An interdisciplinary team of Swiss and Dutch archaeologists say they have managed to deduce the writings on a 3,200-year-old stone tablet that appears to tell tales of ancient Troy and the so-called "Sea People."
The 95-foot-long, 13-inch-tall limestone slab in question was discovered in 1878 in a small village in what is now modern-day Turkey, reports Natasha Frost of Atlas Obscura. Despite having no idea what the hieroglyphic symbols meant, French archaeologist Georges Perrot supposedly copied the entire inscription for his records before the limestone was taken away by the villagers and used to build a new mosque.
The archaeologists deciphered a copy of that inscription, which was written in Luwian, the tongue of a little-known civilization believed to exist thousands of years ago in Asia Minor, writes Owen Jarus of Live Science. The Luwians have been proposed by some to be the "Sea People" cryptically mentioned in Egyptian writings that might have helped drive the end of the country's New Kingdom. Swiss geoarchaeologist Eberhard Zangger goes further, proposing that the Luwians fueled the collapse of the Bronze Age superpowers by starting a series of conflicts in a kind of "World War Zero" some 3,200 years ago.
Since 1956, scholars have slowly worked to decipher the Luwian language, including Perrot's transcription. The copy was in the possession of the English archaeologist James Mellaart, who spent the last decades of his life trying to translate the slab, before his death in 2012.
Today, less than 20 people in the world are estimated to be able to read the Luwian language, and Mellaart's son gave the inscription to the team of archaeologists, who are affiliated with Zangger's Luwian Studies Foundation.
According to a press release, their translation reveals an epic story worthy of being carved into stone, namely the exploits of prince from the region of ancient Troy named Muksus who advances his forces all the way to the borders of ancient Egypt.
However, some scholars are skeptical of the authenticity of this story.

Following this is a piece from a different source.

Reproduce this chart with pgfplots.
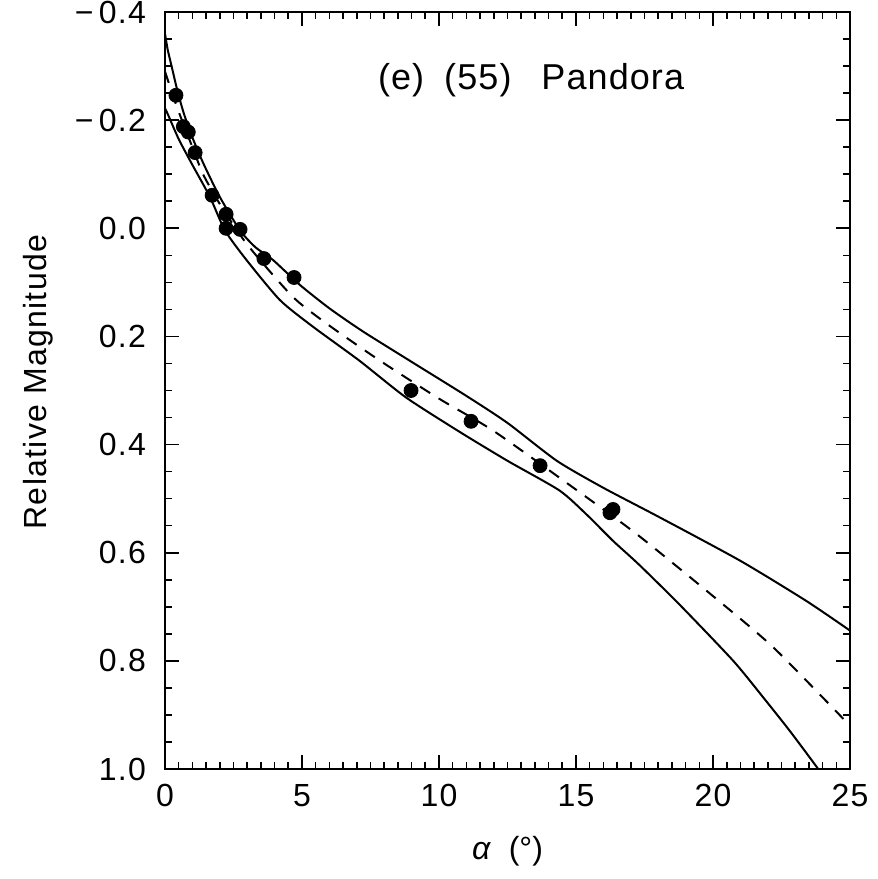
\documentclass[border=0pt]{standalone}
\usepackage{fontspec}
\setmainfont{Liberation Sans}
\usepackage{pgfplots}
\pgfplotsset{compat=1.18}
\begin{document}
\begin{tikzpicture}
\begin{axis}[
  width=342.5pt, height=378.5pt, scale only axis,
  xmin=0, xmax=25, ymin=-0.4, ymax=1.0, y dir=reverse,
  xtick={0,5,10,15,20,25}, minor x tick num=9,
  ytick={-0.4,-0.2,0,0.2,0.4,0.6,0.8,1.0},
  yticklabels={−\,0.4,−\,0.2,0.0,0.2,0.4,0.6,0.8,1.0},
  minor y tick num=3,
  tick align=inside, major tick length=7pt, minor tick length=3.5pt,
  tick style={line width=0.8pt, black},
  axis line style={line width=1pt},
  font=\fontsize{16}{19}\selectfont,
  ticklabel style={font=\fontsize{16}{19}\selectfont\addfontfeature{LetterSpace=4}},
  /pgf/number format/assume math mode=true,
  xticklabel style={yshift=-4pt},
  yticklabel style={xshift=-6pt},
  xlabel={\textit{α}\ \ (°)},
  ylabel={\addfontfeature{LetterSpace=4}Relative Magnitude},
  xlabel style={at={(axis description cs:0.5,-0.108)}, anchor=center},
  ylabel style={at={(axis description cs:-0.1854,0.511)}, anchor=center},
  clip=true,
]
% upper envelope
\addplot[black, line width=1pt, smooth, tension=0.4] coordinates {
(0,-0.36) (0.1,-0.33) (0.24,-0.30) (0.45,-0.255) (0.69,-0.212) (1.0,-0.168)
(1.4,-0.12) (2.0,-0.058) (2.74,0.004) (3.3,0.035) (3.95,0.059) (4.93,0.105)
(6,0.148) (7.2,0.19) (9,0.247) (11,0.31) (12.5,0.36) (14.3,0.43) (16,0.48)
(18.07,0.535) (21,0.615) (23.4,0.689) (25,0.744)};
% lower envelope
\addplot[black, line width=1pt, smooth, tension=0.4] coordinates {
(0,-0.222) (0.12,-0.209) (0.5,-0.165) (0.97,-0.12) (1.64,-0.058) (2.19,0.004)
(2.98,0.059) (4.2,0.133) (5.4,0.182) (7.1,0.245) (8.8,0.313) (10.77,0.377)
(12.5,0.43) (14.4,0.485) (15.4,0.53) (16.35,0.578) (17.3,0.622) (18.8,0.697)
(20.74,0.80) (21.84,0.868) (22.81,0.93) (23.84,1.0) (24.1,1.02)};
% best fit
\addplot[black, line width=1pt, smooth, tension=0.4, dash pattern=on 6pt off 5pt] coordinates {
(0,-0.29) (0.43,-0.225) (1.0,-0.15) (1.39,-0.10) (2.0,-0.045) (3.0,0.03)
(4.67,0.127) (6,0.18) (7.85,0.245) (10,0.315) (12,0.375) (14.8,0.476)
(17.2,0.565) (19.9,0.676) (22.2,0.775) (25,0.92)};
% observations
\addplot[only marks, mark=*, mark size=3.5pt, black] coordinates {
(0.40,-0.246) (0.67,-0.188) (0.85,-0.178) (1.10,-0.140) (1.72,-0.061)
(2.23,-0.026) (2.23,0.000) (2.74,0.002) (3.61,0.056) (4.71,0.091)
(8.98,0.300) (11.17,0.357) (13.69,0.439) (16.24,0.526) (16.35,0.520)};
\node[anchor=west] at (axis cs:7.52,-0.274) {\fontsize{18}{21}\selectfont\addfontfeature{LetterSpace=3}(e)\hspace{10pt}(55)\hspace{15pt}Pandora};
\end{axis}
\pgfresetboundingbox
\path (current axis.south west) ++(-82.5pt,-55pt) coordinate (bl);
\path (current axis.north east) ++(14pt,6pt) coordinate (tr);
\path[use as bounding box] (bl) rectangle (tr);
\end{tikzpicture}
\end{document}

Dutch scholar Fred Woudhuizen was working with a copy of a copy of a copy, notes Jarus, since Perrot's transcription was later copied by a Turkish scholar, whose work was then copied by Mellaart. Without any stones left to corroborate this copy, the authenticity of the work is suspect. Mellaart's own credibility also must be considered. Scholars have spoken out against some of his claims, and in 1991, he was forced to publish a story in HALI magazine titled "James Mellaart Answers His Critics."
But Woudhuizen and the Luwian Studies Foundation, however, argue that it would have been very difficult for Mellaart, being unable to read Luwian, to successfully forge a long, intricate inscription.
You can read a translation of the tablet yourself this December when the foundation publishes it in the journal Proceedings of the Dutch Archaeological and Historical Society – TALANTA.